One area where the book could be strengthened is by including a discussion of the Armenian genocide, an event for which modern Turkey is still facing considerable backlash due to the absence of acknowledgment, especially during the time the book was published. In addition, I felt the indirect neo-imperialistic message attached to Erdogan’s leadership of modern Turkey in the book to be misleading. Specifically, it being present in the title of the book, “Erdogan’s Empire”, and on page 301, the author characterizes Turkey’s conduct as reminiscent of that of an ‘imperial nation.’ Contrarily, the author himself disagrees with such claims of Turkey’s neo-imperialistic aspirations when in globalized international system; this action is the norm. Neo-ottomanism being compared to neo-imperialism is an unfair comparison, in my opinion. While both concepts involve projecting power; their motivations, methods, and historical contexts differ. Neo-Ottomanism, with its softer and multilateral engagement, contrasts to the forceful and exploitative nature of neo-imperialism. Neo-ottomanism, to me, seems like more of an ideal for modern Turkey to look up to in terms of having a better diplomatic, political, and economic role in the international community. There seems to be less expansionism and more ambitions to reinvigorate past glory of modern Turkey to make it a stand-alone power.

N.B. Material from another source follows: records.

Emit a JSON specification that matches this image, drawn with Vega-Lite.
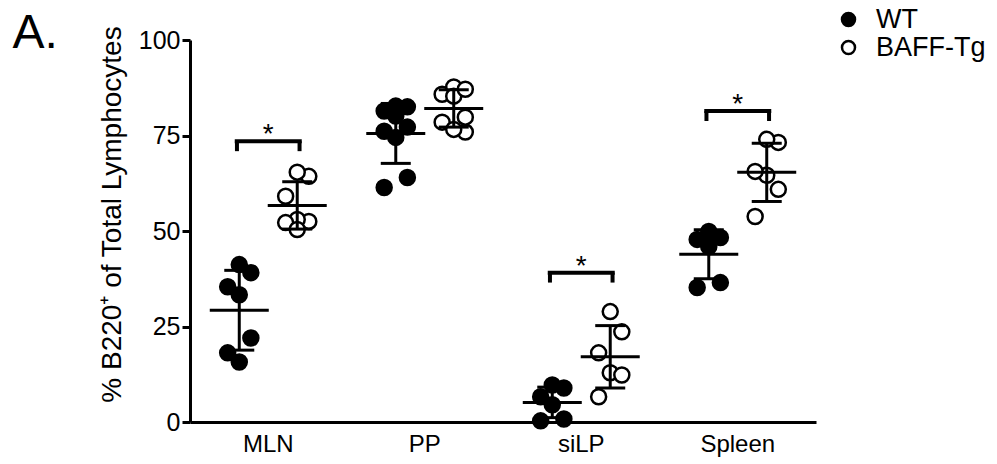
{
  "$schema": "https://vega.github.io/schema/vega-lite/v6.json",
  "width": 626,
  "height": 382,
  "autosize": "none",
  "padding": {"left": 190, "top": 40, "right": 181, "bottom": 42},
  "background": "white",
  "title": {"text": "A.", "anchor": "end", "frame": "group", "orient": "left", "angle": 0, "align": "right", "baseline": "top", "fontSize": 48, "fontWeight": "normal", "font": "Liberation Sans", "color": "black", "offset": -5, "dy": -30},
  "config": {
    "view": {"stroke": null},
    "font": "Liberation Sans",
    "axis": {"labelColor": "black", "titleColor": "black", "domainColor": "black", "tickColor": "black", "grid": false, "labelFont": "Liberation Sans", "titleFont": "Liberation Sans"}
  },
  "datasets": {
    "pts": [
      {"t": "MLN", "g": "WT", "v": 41.2}, {"t": "MLN", "g": "WT", "v": 39.1}, {"t": "MLN", "g": "WT", "v": 35.4}, {"t": "MLN", "g": "WT", "v": 33.3}, {"t": "MLN", "g": "WT", "v": 22.0}, {"t": "MLN", "g": "WT", "v": 18.1}, {"t": "MLN", "g": "WT", "v": 15.7},
      {"t": "MLN", "g": "BAFF-Tg", "v": 64.3}, {"t": "MLN", "g": "BAFF-Tg", "v": 65.4}, {"t": "MLN", "g": "BAFF-Tg", "v": 59.1}, {"t": "MLN", "g": "BAFF-Tg", "v": 52.5}, {"t": "MLN", "g": "BAFF-Tg", "v": 53.0}, {"t": "MLN", "g": "BAFF-Tg", "v": 52.2}, {"t": "MLN", "g": "BAFF-Tg", "v": 50.4},
      {"t": "PP", "g": "WT", "v": 82.7}, {"t": "PP", "g": "WT", "v": 82.5}, {"t": "PP", "g": "WT", "v": 81.4}, {"t": "PP", "g": "WT", "v": 80.1}, {"t": "PP", "g": "WT", "v": 76.1}, {"t": "PP", "g": "WT", "v": 77.2}, {"t": "PP", "g": "WT", "v": 74.5}, {"t": "PP", "g": "WT", "v": 64.0}, {"t": "PP", "g": "WT", "v": 61.4},
      {"t": "PP", "g": "BAFF-Tg", "v": 85.8}, {"t": "PP", "g": "BAFF-Tg", "v": 87.7}, {"t": "PP", "g": "BAFF-Tg", "v": 85.3}, {"t": "PP", "g": "BAFF-Tg", "v": 87.1}, {"t": "PP", "g": "BAFF-Tg", "v": 78.5}, {"t": "PP", "g": "BAFF-Tg", "v": 75.9}, {"t": "PP", "g": "BAFF-Tg", "v": 76.6}, {"t": "PP", "g": "BAFF-Tg", "v": 79.8},
      {"t": "siLP", "g": "WT", "v": 8.9}, {"t": "siLP", "g": "WT", "v": 9.7}, {"t": "siLP", "g": "WT", "v": 6.6}, {"t": "siLP", "g": "WT", "v": 4.5}, {"t": "siLP", "g": "WT", "v": 0.3}, {"t": "siLP", "g": "WT", "v": 0.8},
      {"t": "siLP", "g": "BAFF-Tg", "v": 28.9}, {"t": "siLP", "g": "BAFF-Tg", "v": 23.6}, {"t": "siLP", "g": "BAFF-Tg", "v": 18.1}, {"t": "siLP", "g": "BAFF-Tg", "v": 12.9}, {"t": "siLP", "g": "BAFF-Tg", "v": 12.3}, {"t": "siLP", "g": "BAFF-Tg", "v": 6.6},
      {"t": "Spleen", "g": "WT", "v": 47.8}, {"t": "Spleen", "g": "WT", "v": 49.9}, {"t": "Spleen", "g": "WT", "v": 48.3}, {"t": "Spleen", "g": "WT", "v": 45.9}, {"t": "Spleen", "g": "WT", "v": 35.2}, {"t": "Spleen", "g": "WT", "v": 36.5},
      {"t": "Spleen", "g": "BAFF-Tg", "v": 73.2}, {"t": "Spleen", "g": "BAFF-Tg", "v": 74.0}, {"t": "Spleen", "g": "BAFF-Tg", "v": 64.6}, {"t": "Spleen", "g": "BAFF-Tg", "v": 65.6}, {"t": "Spleen", "g": "BAFF-Tg", "v": 60.9}, {"t": "Spleen", "g": "BAFF-Tg", "v": 53.8}
    ],
    "sig": [
      {"t": "MLN", "y": 73.5},
      {"t": "siLP", "y": 39.1},
      {"t": "Spleen", "y": 81.4}
    ]
  },
  "encoding": {
    "x": {"field": "t", "type": "nominal", "sort": ["MLN", "PP", "siLP", "Spleen"], "scale": {"paddingInner": 0, "paddingOuter": 0}, "axis": {"title": null, "ticks": false, "domainWidth": 3, "labelFontSize": 24, "labelPadding": 10, "labelAngle": 0}},
    "y": {"type": "quantitative", "scale": {"domain": [0, 100], "nice": false}, "axis": {"values": [0, 25, 50, 75, 100], "title": "% B220⁺ of Total  Lymphocytes", "titleFontSize": 28, "titleFontWeight": "normal", "titlePadding": 12, "titleY": 174, "labelFontSize": 25, "labelPadding": 2, "domainWidth": 3, "tickWidth": 3, "tickSize": 8}}
  },
  "layer": [
    {
      "data": {"name": "pts"},
      "transform": [
        {"window": [{"op": "row_number", "as": "r"}], "groupby": ["t", "g"], "sort": [{"field": "v", "order": "descending"}]},
        {"calculate": "(datum.g == 'WT' ? -1 : 1) + ((datum.r % 3) - 1) * 0.4", "as": "xo"}
      ],
      "mark": {"type": "point", "shape": "circle", "filled": true, "size": 225, "stroke": "black", "strokeWidth": 2.5, "opacity": 1},
      "encoding": {
        "xOffset": {"field": "xo", "type": "quantitative", "scale": {"domain": [-2.7, 2.7]}},
        "y": {"field": "v", "type": "quantitative"},
        "fill": {"field": "g", "type": "nominal", "scale": {"domain": ["WT", "BAFF-Tg"], "range": ["black", "white"]}, "legend": {"title": null, "orient": "none", "legendX": 645, "legendY": -34, "labelFontSize": 27, "labelFont": "Liberation Sans", "labelColor": "black", "symbolSize": 170, "symbolStrokeColor": "black", "symbolStrokeWidth": 2.5, "symbolType": "circle", "rowPadding": 0, "labelOffset": 14}}
      }
    },
    {
      "data": {"name": "pts"},
      "transform": [
        {"aggregate": [{"op": "mean", "field": "v", "as": "m"}, {"op": "stdev", "field": "v", "as": "s"}], "groupby": ["t", "g"]},
        {"calculate": "datum.m - datum.s", "as": "lo"},
        {"calculate": "datum.m + datum.s", "as": "hi"},
        {"calculate": "datum.g == 'WT' ? -1 : 1", "as": "xo"}
      ],
      "encoding": {
        "xOffset": {"field": "xo", "type": "quantitative"}
      },
      "layer": [
        {"mark": {"type": "rule", "color": "black", "strokeWidth": 3, "opacity": 1}, "encoding": {"y": {"field": "lo", "type": "quantitative"}, "y2": {"field": "hi"}}},
        {"mark": {"type": "tick", "color": "black", "opacity": 1, "size": 59, "thickness": 3, "orient": "horizontal"}, "encoding": {"y": {"field": "m", "type": "quantitative"}}},
        {"mark": {"type": "tick", "color": "black", "opacity": 1, "size": 30, "thickness": 3, "orient": "horizontal"}, "encoding": {"y": {"field": "lo", "type": "quantitative"}}},
        {"mark": {"type": "tick", "color": "black", "opacity": 1, "size": 30, "thickness": 3, "orient": "horizontal"}, "encoding": {"y": {"field": "hi", "type": "quantitative"}}}
      ]
    },
    {
      "data": {"name": "sig"},
      "transform": [{"calculate": "datum.y - 2.6", "as": "yl"}],
      "layer": [
        {"mark": {"type": "tick", "color": "black", "opacity": 1, "size": 67, "thickness": 4, "orient": "horizontal"}, "encoding": {"y": {"field": "y", "type": "quantitative"}}},
        {"mark": {"type": "rule", "color": "black", "strokeWidth": 4}, "encoding": {"xOffset": {"datum": -1.08, "type": "quantitative"}, "y": {"field": "y", "type": "quantitative"}, "y2": {"field": "yl"}}},
        {"mark": {"type": "rule", "color": "black", "strokeWidth": 4}, "encoding": {"xOffset": {"datum": 1.08, "type": "quantitative"}, "y": {"field": "y", "type": "quantitative"}, "y2": {"field": "yl"}}},
        {"mark": {"type": "text", "text": "*", "fontSize": 28, "font": "Liberation Sans", "color": "black", "baseline": "alphabetic", "align": "center", "dy": 2}, "encoding": {"y": {"field": "y", "type": "quantitative"}}}
      ]
    }
  ]
}
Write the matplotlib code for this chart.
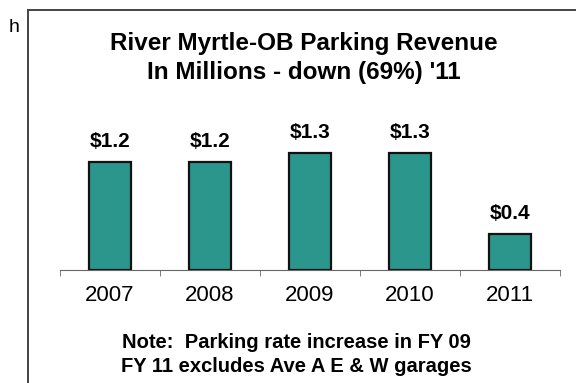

Overall, the book was a good read. I like learning about subjects in one go and one place, so this book is a must-read for anyone who wishes to understand Turkey within the international system comprehensively with a great degree of integrated information. The points and analysis in the book are captivating and thought-provoking. The choice of words is unique, and sentences are easy to digest. This book is an essential addition to the understanding of any beginner in the area of Turkey’s foreign policy literature.